= Crystallization adjutant =

A crystallization adjutant is a material used to promote crystallization, normally in a context where a material does not crystallize naturally from a pure solution.

==Additives in Macromolecular Crystallization==
In macromolecular crystallography, the term additive is used instead of adjutant. An additive can either interact directly with the protein, and become incorporated at a fixed position in the resulting crystal or have a role within the disordered solvent, that in protein crystals constitute roughly 50% of the lattice volume.

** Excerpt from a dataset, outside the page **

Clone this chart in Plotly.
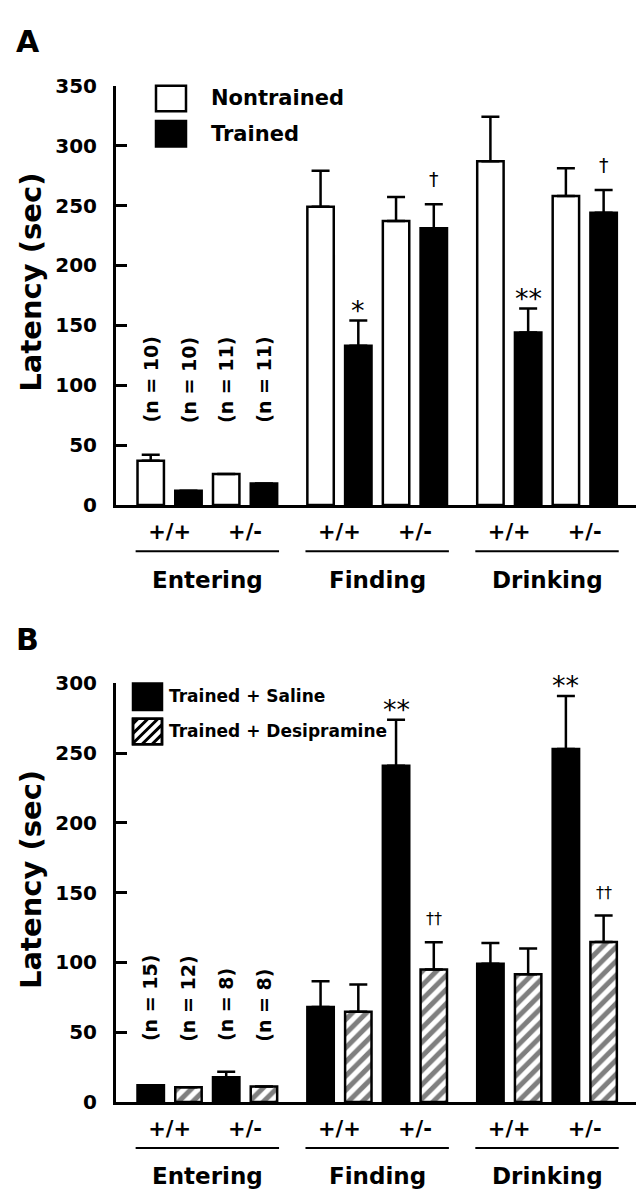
import plotly.graph_objects as go

# ── data ─────────────────────────────────────────────────────────────────────
GROUPS = ["Entering", "Finding", "Drinking"]
GENOTYPES = ["+/+", "+/-"]

# order: Entering +/+, Entering +/-, Finding +/+, Finding +/-, Drinking +/+, Drinking +/-
A_NONTRAINED = [37, 26, 249, 237, 287, 258]
A_NONTRAINED_ERR = [5, 0, 30, 20, 37, 23]
A_TRAINED = [12, 18, 133, 231, 144, 244]
A_TRAINED_ERR = [0, 0, 21, 20, 20, 19]
A_N_LABELS = ["(n = 10)", "(n = 10)", "(n = 11)", "(n = 11)"]
A_SIG_TRAINED = ["", "", "*", "†", "**", "†"]

B_SALINE = [12, 17.6, 68, 241, 99, 253]
B_SALINE_ERR = [0, 4, 18.5, 33, 15, 38]
B_DESI = [10.5, 11, 64.6, 95, 91.5, 114.6]
B_DESI_ERR = [0, 0, 19.5, 19.5, 18.5, 19]
B_N_LABELS = ["(n = 15)", "(n = 12)", "(n = 8)", "(n = 8)"]
B_SIG_SALINE = ["", "", "", "**", "", "**"]
B_SIG_DESI = ["", "", "", "††", "", "††"]

A_TICKS = [0, 50, 100, 150, 200, 250, 300, 350]
B_TICKS = [0, 50, 100, 150, 200, 250, 300]

# ── layout helpers ───────────────────────────────────────────────────────────
W, H = 644, 1200
FONT = "DejaVu Sans"
GROUP_STEP, GENO_STEP = 4.5, 2
pos = [g * GROUP_STEP + k * GENO_STEP for g in range(len(GROUPS)) for k in range(len(GENOTYPES))]


def px_x(p):
    return p / W


def px_y(p):
    return 1 - p / H


# pixel geometry of the two panels (top of y range, x axis baseline)
PANELS = {
    "A": dict(top=67, base=495, xa="x", ya="y"),
    "B": dict(top=677, base=1104, xa="x2", ya="y2"),
}
X_LEFT, X_RIGHT = 108, 638

fig = go.Figure()


def err(arr):
    return dict(type="data", array=arr, arrayminus=[0] * len(arr), symmetric=False,
                color="black", thickness=2.5, width=9)


# Panel A
fig.add_trace(go.Bar(x=pos, y=A_NONTRAINED, error_y=err(A_NONTRAINED_ERR), name="Nontrained",
                     marker=dict(color="white", line=dict(color="black", width=2.5)),
                     xaxis="x", yaxis="y"))
fig.add_trace(go.Bar(x=pos, y=A_TRAINED, error_y=err(A_TRAINED_ERR), name="Trained",
                     marker=dict(color="black", line=dict(color="black", width=2.5)),
                     xaxis="x", yaxis="y"))
# Panel B
fig.add_trace(go.Bar(x=pos, y=B_SALINE, error_y=err(B_SALINE_ERR), name="Trained + Saline",
                     marker=dict(color="black", line=dict(color="black", width=2.5)),
                     xaxis="x2", yaxis="y2"))
fig.add_trace(go.Bar(x=pos, y=B_DESI, error_y=err(B_DESI_ERR), name="Trained + Desipramine",
                     marker=dict(color="white", line=dict(color="black", width=2.5),
                                 pattern=dict(shape="/", fgcolor="black", bgcolor="white",
                                              size=10, solidity=0.5)),
                     xaxis="x2", yaxis="y2"))

xr = [pos[0] - 1.42, pos[0] + (X_RIGHT - 161.5) / 37.75]
xdom = [px_x(X_LEFT), px_x(X_RIGHT)]

common_x = dict(domain=xdom, range=xr, showline=True, linewidth=3, linecolor="black",
                ticks="", showgrid=False, zeroline=False,
                tickvals=pos, ticktext=GENOTYPES * len(GROUPS),
                tickfont=dict(family=FONT, size=21, color="black", weight="bold"),
                ticklabelstandoff=6)
common_y = dict(showline=True, linewidth=3, linecolor="black", ticks="inside", ticklen=11,
                tickwidth=2.5, tickcolor="black", showgrid=False, zeroline=False,
                tickfont=dict(family=FONT, size=20, color="black", weight="bold"),
                ticklabelstandoff=12)

fig.update_layout(
    width=W, height=H,
    margin=dict(l=0, r=0, t=0, b=0),
    plot_bgcolor="white", paper_bgcolor="white",
    barmode="group", bargap=0, bargroupgap=0.3,
    showlegend=False,
    xaxis=dict(**common_x, anchor="y"),
    yaxis=dict(**common_y, domain=[px_y(495), px_y(67)], range=[0, 350],
               tickvals=A_TICKS, anchor="x"),
    xaxis2=dict(**common_x, anchor="y2"),
    yaxis2=dict(**common_y, domain=[px_y(1104), px_y(677)], range=[0, 300],
                tickvals=B_TICKS, anchor="x2"),
)

bold = lambda s: dict(family=FONT, size=s, color="black", weight="bold")
annotations = []
shapes = []

for key, p in PANELS.items():
    # panel letter
    annotations.append(dict(text=key, x=px_x(6), y=px_y(p["top"] - 45), xref="paper", yref="paper",
                            xanchor="left", yanchor="middle", showarrow=False, font=bold(30)))
    # y title
    annotations.append(dict(text="Latency (sec)", x=px_x(23), y=px_y((p["top"] + p["base"]) / 2 - 13),
                            xref="paper", yref="paper", textangle=-90, showarrow=False,
                            xanchor="center", yanchor="middle", font=bold(29)))
    for g, name in enumerate(GROUPS):
        x0 = g * GROUP_STEP
        annotations.append(dict(text=name, x=x0 + GENO_STEP / 2, y=px_y(p["base"] + 76),
                                xref=p["xa"], yref="paper", showarrow=False,
                                xanchor="center", yanchor="middle", font=bold(23)))
        shapes.append(dict(type="line", xref=p["xa"], yref="paper",
                           x0=x0 - 0.9, x1=x0 + GENO_STEP + 0.9,
                           y0=px_y(p["base"] + 47), y1=px_y(p["base"] + 47),
                           line=dict(color="black", width=2)))

# n labels above the Entering bars
for labels, xa, ya, ybot in [(A_N_LABELS, "x", "y", 67), (B_N_LABELS, "x2", "y2", 42)]:
    xs = [pos[0] - 0.5, pos[0] + 0.5, pos[1] - 0.5, pos[1] + 0.5]
    for xv, t in zip(xs, labels):
        annotations.append(dict(text=t, x=xv, y=ybot, xref=xa, yref=ya, textangle=-90,
                                showarrow=False, xanchor="center", yanchor="bottom", font=bold(19)))


# significance marks
def sig_marks(marks, vals, errs, dx, xa, ya):
    for xv, m, v, e in zip(pos, marks, vals, errs):
        if not m:
            continue
        if "*" in m:
            f = dict(family=FONT, size=27, color="black")
            shift = -7
        else:
            f = dict(family="DejaVu Sans", size=19 if len(m) == 1 else 16, color="black")
            shift = 12
        annotations.append(dict(text=m, x=xv + dx, y=v + e, xref=xa, yref=ya, showarrow=False,
                                xanchor="center", yanchor="bottom", yshift=shift, font=f))


sig_marks(A_SIG_TRAINED, A_TRAINED, A_TRAINED_ERR, 0.5, "x", "y")
sig_marks(B_SIG_SALINE, B_SALINE, B_SALINE_ERR, -0.5, "x2", "y2")
sig_marks(B_SIG_DESI, B_DESI, B_DESI_ERR, 0.5, "x2", "y2")


# legends (drawn by hand to get the large swatches)
def box(x0, y0, x1, y1, fill):
    return dict(type="rect", xref="paper", yref="paper", x0=px_x(x0), x1=px_x(x1),
                y0=px_y(y1), y1=px_y(y0), fillcolor=fill, line=dict(color="black", width=2.5))


shapes.append(box(148, 67, 178, 93, "white"))
shapes.append(box(148, 103, 178, 129, "black"))
annotations.append(dict(text="Nontrained", x=px_x(201), y=px_y(80), xref="paper", yref="paper",
                        xanchor="left", yanchor="middle", showarrow=False, font=bold(21)))
annotations.append(dict(text="Trained", x=px_x(201), y=px_y(116), xref="paper", yref="paper",
                        xanchor="left", yanchor="middle", showarrow=False, font=bold(21)))

shapes.append(box(125, 677, 154, 704, "black"))
shapes.append(box(125, 713, 154, 739, "white"))
# hatch lines inside the second legend box
hx0, hy0, hx1, hy1 = 125, 713, 154, 739
path = ""
c = hx0 + hy0 + 5
while c < hx1 + hy1:
    xa_ = max(hx0, c - hy1)
    xb_ = min(hx1, c - hy0)
    if xb_ > xa_:
        path += f"M{px_x(xa_)},{px_y(c - xa_)} L{px_x(xb_)},{px_y(c - xb_)} "
    c += 10
shapes.append(dict(type="path", xref="paper", yref="paper", path=path,
                   line=dict(color="black", width=3)))
shapes.append(dict(type="rect", xref="paper", yref="paper", x0=px_x(hx0), x1=px_x(hx1),
                   y0=px_y(hy1), y1=px_y(hy0), line=dict(color="black", width=2.5)))
annotations.append(dict(text="Trained + Saline", x=px_x(159), y=px_y(690), xref="paper", yref="paper",
                        xanchor="left", yanchor="middle", showarrow=False, font=bold(17)))
annotations.append(dict(text="Trained + Desipramine", x=px_x(159), y=px_y(726), xref="paper", yref="paper",
                        xanchor="left", yanchor="middle", showarrow=False, font=bold(17)))

fig.update_layout(annotations=annotations, shapes=shapes)

fig.write_html("out.html")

Polyethylene glycols of various molecular weights and high-ionic strength salts such as ammonium sulfate and sodium citrate that induce protein precipitation when used in high concentrations are classified as precipitants, while certain other salts such as zinc sulfate or calcium sulfate that may cause a protein to precipitate vigorously even when used in small amounts are considered adjutants. Crystallization adjutants are considered additives when they are effective at relatively low concentrations.
The distinction between buffers and adjutants is also fuzzy. Buffer molecules can become part of the lattice (for example HEPES in becomes incorporated in crystals of human neutrophil collagenase) but their main use is to maintain the rather precise pH requirements for crystallization that many proteins have. Commonly used buffers such as citrate have a high ionic strength and at the typical buffer concentrations they also act as precipitants. Various species such as Ca^{2+} and Zn^{2+} are a biological requirement for certain proteins to fold correctly and certain co-factors are needed to maintain a well defined conformation. Certain strategies, like replacing precipitants and buffers with others intended to have a similar effect, have been used to differentiate between the roles played in protein crystallization by the various components in the crystallization solution.

==Additives for Membrane Protein Crystallization==
For membrane proteins, the situation is more complicated because the system that is being crystallized is not the membrane protein itself but the micellar system in which the membrane protein is embedded.
The size of the protein-detergent mixed micelles are affected by both additives and detergents which will strongly influence the crystals obtained. In addition to varying the concentration of primary detergents, additives (lipids and alcohols) and secondary detergents can be used to modulate the size and shape of the detergent micelles. By reducing the size of the mixed micelles lattice forming protein-protein contacts are encouraged. Lipid cubic phases, spontaneous self-assembling liquid crystals or lipid mesophases have been used successfully in the crystallization of integral membrane proteins.
Temperature, salts, detergents, various additives are used in this system to tailor the cubic phase to suit the target protein. Typical detergents used are n-dodecyl-β-d-maltopyranoside, n-decyl-β-d-glucopyranoside, lauryldimethylamine oxide LDAO, n-hexyl-β-d-glucopyranoside, n-nonyl-β-d-glucopyranoside and n-octyl-β-d-glucopyranoside; the various lipids are dioleoyl phosphatidylcholine, dioleoyl phosphatidylethanolamine and monoolein.